In one email to a senior Texas police official…it was written: 'That stupid b**** who started that stolen car chase at Yale and 610 got what she deserved (I'll bet she was fat and black too).

'Same with that pervert that got shot by the county. F*** that guy, see ya. That all sounds like good police work to me.

'Those folks got the criminal cure. It's guaranteed, they will never commit a crime again.'

Other emails contained offensive theories about Muslim inbreeding and the details of complaints of a police officer's affair with a married woman.
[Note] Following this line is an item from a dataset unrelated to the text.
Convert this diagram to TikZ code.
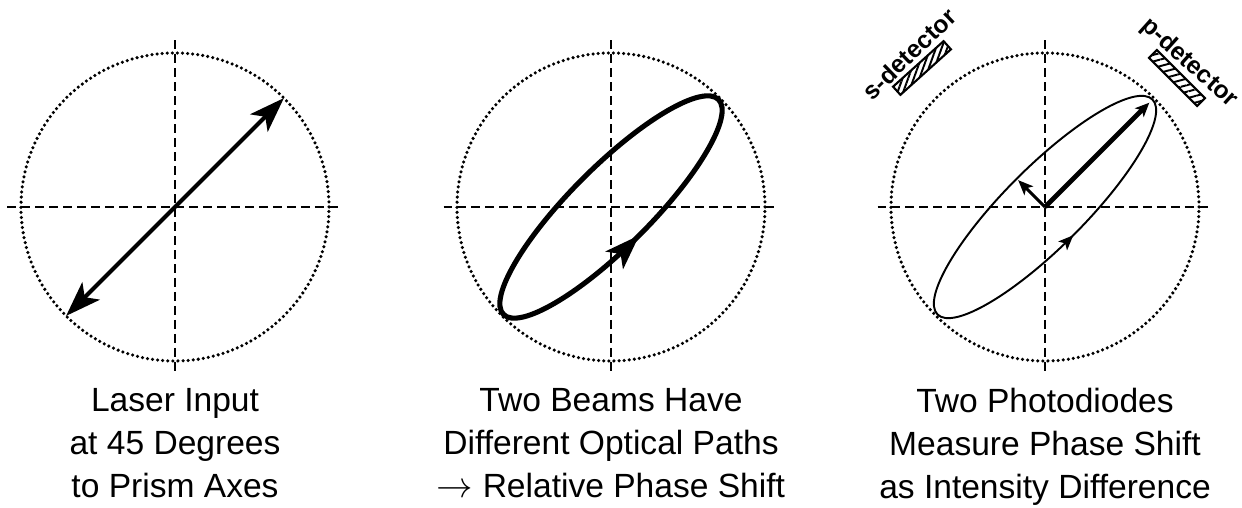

Now Scott Henson, author of the excellent civil liberties blog Grits for Breakfast, has chimed in with some relevant historical background:

Back in the good old days before the Texas Supreme Court and the Legislature gutted access to law-enforcement information under the Public Information Act ('96-'97), one saw frank discussions like these in response to open records requests fairly frequently, up to and including expressions of racial prejudice, etc.. But the state has so diminished the public's access to law-enforcement records that now departments can usually screen such embarrassing tidbits by claiming they don't exist, pretending they're part of an ongoing investigation, or simply dropping charges in a particular case, since the public now only has access to information in cases resulting in a conviction.

"In that environment," Henson concludes, "a hacker group like Anonymous is probably the only way to expose such dirty little secrets. Twenty years ago virtually all this information would be public."